Effective and suspenseful movie about a rural French village that decides to evacuate before the German invasion of 1940. Well-crafted characters, harrowing action and high stakes in a deliberately paced story that will draw you inexorably into these people's lives. Matthew Rhys is excellent as a British soldier who joins the evacuation after his unit is slaughtered. This movie contain one of the neatest (and most desired) scenes of retribution I've ever seen on film. Epic in scale but highly personal as well. It took real skill to balance the big and small story here.


THE KING'S CHOICE (2016) 

Another tale of evacuation before a Nazi invasion. This time it deals with the king of Norway and the choices he made following the betrayal of his country by both weak-willed politicians and ones who outright colluded with Hitler. Ironically, King Haakon, a monarch, is the one who saves Norway's democratic status. A real, grown-up historical drama done to perfection to present an important chapter of the war most Americans were not aware of.





THE OUTPOST (2020)

Currently on Netflix.

A small unit of Americans and Afghan troops are posted at a forward operating base that is situated on the floor of a valley and ripe for attack. The soldiers deal with daily attacks and the creeping sense of doom as one CO after another is targeted and killed by the Taliban.
Based on a true story, this movie makes a real effort to portray the events depicted as realistically as possible to the extent that some of the parts are played by men who were there. As a result, it succeeds in a big way, feeling brutally honest and unblinking in this story of courage, dedication and brotherhood.
The dialogue and action all come across as authentic and the point-of-view of the grunts on the ground is brought to life in a way that is seldom this effective.
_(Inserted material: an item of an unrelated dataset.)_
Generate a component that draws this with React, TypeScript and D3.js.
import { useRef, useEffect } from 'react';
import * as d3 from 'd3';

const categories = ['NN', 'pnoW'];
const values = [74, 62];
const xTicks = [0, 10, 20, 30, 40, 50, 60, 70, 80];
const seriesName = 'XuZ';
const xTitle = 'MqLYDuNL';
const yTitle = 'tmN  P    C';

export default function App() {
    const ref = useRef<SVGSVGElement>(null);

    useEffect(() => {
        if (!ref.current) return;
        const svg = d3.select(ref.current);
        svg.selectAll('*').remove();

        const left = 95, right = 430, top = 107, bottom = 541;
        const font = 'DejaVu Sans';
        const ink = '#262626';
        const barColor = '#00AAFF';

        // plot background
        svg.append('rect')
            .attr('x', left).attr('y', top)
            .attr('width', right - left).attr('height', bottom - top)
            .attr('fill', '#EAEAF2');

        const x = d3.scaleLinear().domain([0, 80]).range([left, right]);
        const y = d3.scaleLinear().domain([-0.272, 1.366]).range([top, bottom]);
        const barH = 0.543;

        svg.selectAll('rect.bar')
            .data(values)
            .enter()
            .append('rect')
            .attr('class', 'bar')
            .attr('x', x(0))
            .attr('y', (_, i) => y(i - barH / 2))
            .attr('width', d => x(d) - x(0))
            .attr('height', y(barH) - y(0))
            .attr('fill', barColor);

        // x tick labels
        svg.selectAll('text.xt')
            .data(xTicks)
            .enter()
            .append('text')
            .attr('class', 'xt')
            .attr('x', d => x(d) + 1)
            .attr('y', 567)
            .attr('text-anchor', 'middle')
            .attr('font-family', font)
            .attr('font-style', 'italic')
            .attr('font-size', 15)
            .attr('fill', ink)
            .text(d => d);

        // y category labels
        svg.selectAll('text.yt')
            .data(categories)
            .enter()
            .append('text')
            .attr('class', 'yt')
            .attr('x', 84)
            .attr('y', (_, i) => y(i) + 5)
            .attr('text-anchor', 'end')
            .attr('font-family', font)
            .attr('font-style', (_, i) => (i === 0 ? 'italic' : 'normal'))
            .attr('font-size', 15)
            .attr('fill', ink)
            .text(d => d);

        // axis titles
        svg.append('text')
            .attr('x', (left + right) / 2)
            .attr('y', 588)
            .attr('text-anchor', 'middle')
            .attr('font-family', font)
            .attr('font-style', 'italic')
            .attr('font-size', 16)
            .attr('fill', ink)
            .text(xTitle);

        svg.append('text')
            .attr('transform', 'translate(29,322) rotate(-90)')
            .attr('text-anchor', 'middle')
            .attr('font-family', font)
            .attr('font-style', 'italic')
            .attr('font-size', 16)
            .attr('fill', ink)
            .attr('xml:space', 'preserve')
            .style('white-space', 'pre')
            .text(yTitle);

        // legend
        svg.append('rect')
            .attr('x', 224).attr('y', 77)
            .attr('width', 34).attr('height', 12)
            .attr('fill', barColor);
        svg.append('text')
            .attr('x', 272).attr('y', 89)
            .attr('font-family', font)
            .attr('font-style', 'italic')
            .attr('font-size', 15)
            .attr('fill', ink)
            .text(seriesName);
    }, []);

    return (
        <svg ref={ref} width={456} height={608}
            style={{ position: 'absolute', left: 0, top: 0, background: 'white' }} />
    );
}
We’re taken into their daily lives in scenes in well-crafted scenes that inform as well as entertain. Compulsively watchable with a hair-raising, pulse-quickening extended climax that is marvel of action blocking as well as acting. Highly recommended for those who prefer their war movies hew to reality. 





THE SECRET WAYS (1961)
Richard Widmark plays a mercenary operative who sneaks into communist Hungary to convince a leading dissident to escape to the free world. Things are complicated by shifting loyalties and, of course, a dame.
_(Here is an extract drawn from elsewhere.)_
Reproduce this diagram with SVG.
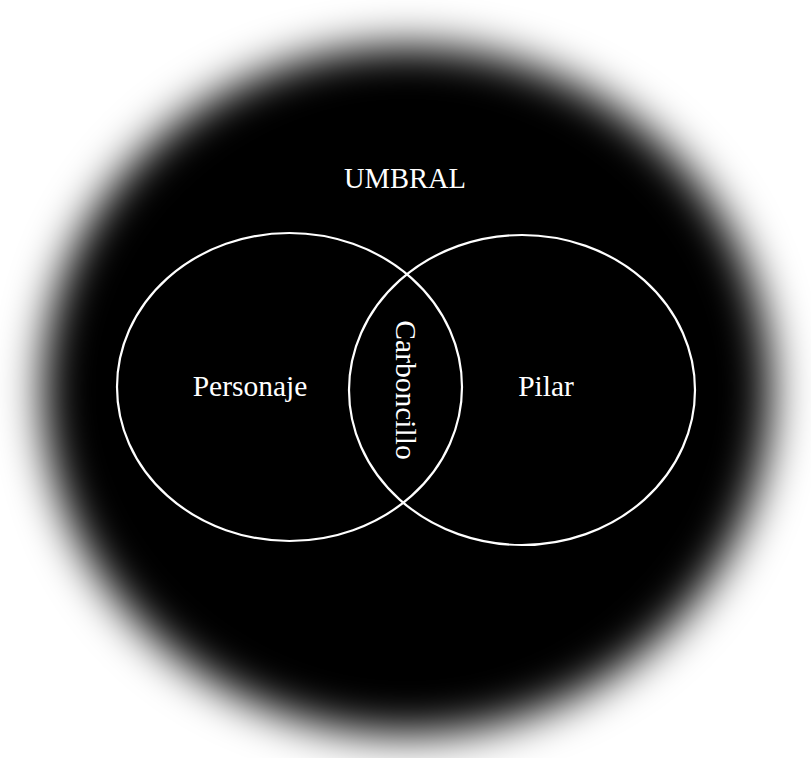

Based on an Alistair MacLean novel with all the plot gimmicks you’d expect from one of his stories. Unfortunately, the confounding twists so prevalent in his work are rendered even muddier than usual to the point where the viewer is left uncertain of who’s who and what their motives are. It’s also remarkably free of action until the third act when things pick up. This makes for rough sledding leading to the exciting climax that turns out to be too little too late. 





THE SWEENEY PARIS (2015)

Jean Reno leads of squad of cops who are essentially gunfighters. He strongly suspects that a large private bank is being cased for a robbery by a violent gang. But, of course, he meets with resistance from his supervisor. This conflict isn’t helped along by the fact that Reno is bumping uglies with his superior’s wife.

Peculiar attempt to make a more American style cop thriller. I say peculiar as the French have a longer history of making quality policiers than the USA. The first act is a throwback to 80’s action films with flippant heroes, takeaway lines and cartoonish action. But it so settles down as the stakes rise and the drama takes a grim turn. The formal acts of the movie are high-octane action in a more realistic vein with a terrific running gun battle in the streets of Paris that’s a lot closer to HEAT than BAD BOYS.

It’s all worthwhile in the end and worth sticking with. 


CHINA SEAS (1935)

Clark Gable is the skipper of a freighter sailing the South China Sea and, boy, does he have problems.

Goodtime gal Jean Harlow’s on board looking to move their relationship to the next level just as Rosalind Russell, an old flame from Gable’s past, books passage with an eye to rekindling their romance. And, unbeknownst to everyone, the ship is sailing into pirate waters!

This movie is a prime example of the kind of high entertainment Hollywood produced with regularity in its heyday. It has romance, suspense, action and humor all served up by a top-drawer ensemble cast and all of it dazzles. Gable is at his easiest, relaxed best in the lead role and Harlow gives as good as she gets. We also have Wallace Beery along as the kind of smarmy louse he played so often. Another highlight is Robert Benchley as a persistently drunken passenger in bits he scripted himself. The balance of the mix is wonderful to behold as the gags all work but so do the set-piece actions scenes. A steam roller loose on the deck during a storm is a horrifying bit of business with high stakes and thrills. The humor and romance scenes do nothing to take away from the dramatic through line of the movie.  This is grand, crowd pleasing stuff and movie I’ve watched more times than I can count. 




THE LONGEST DAY (1962)

Epic retelling of the Allied landing on Normandy in 1944. We follow an international ensemble cast through the first day of the invasion of fortress Europe.

An ambitious effort to get across the scale, import and drama of a day that truly changed the world. Rather than trivialize the event by focusing in on the experiences of a small group of soldiers and their troubles and conflicts, this production sought to get across a panoramic view of the greatest amphibious landing in history through a series of loosely connected vignettes. And it succeeds in a big way to impart the events of the day with clarity and suspense and is equally successful in portraying the human angle as we grow familiar with a large cast of characters and follow them through anecdotes that are sometimes heartbreaking and sometimes humorous. All of this material was culled from Cornelius Ryan’s exhaustive interviews with the men and women who were witnesses and participants in that day. It helps that Ryan wrote the screenplay based on his bestselling history.

And, of course, there’s the all-star cast featuring John Wayne, Robert Mitchum, Henry Fonda, Gert Frobe, Fabian, Bourvil, Sean Connery and dozens of others.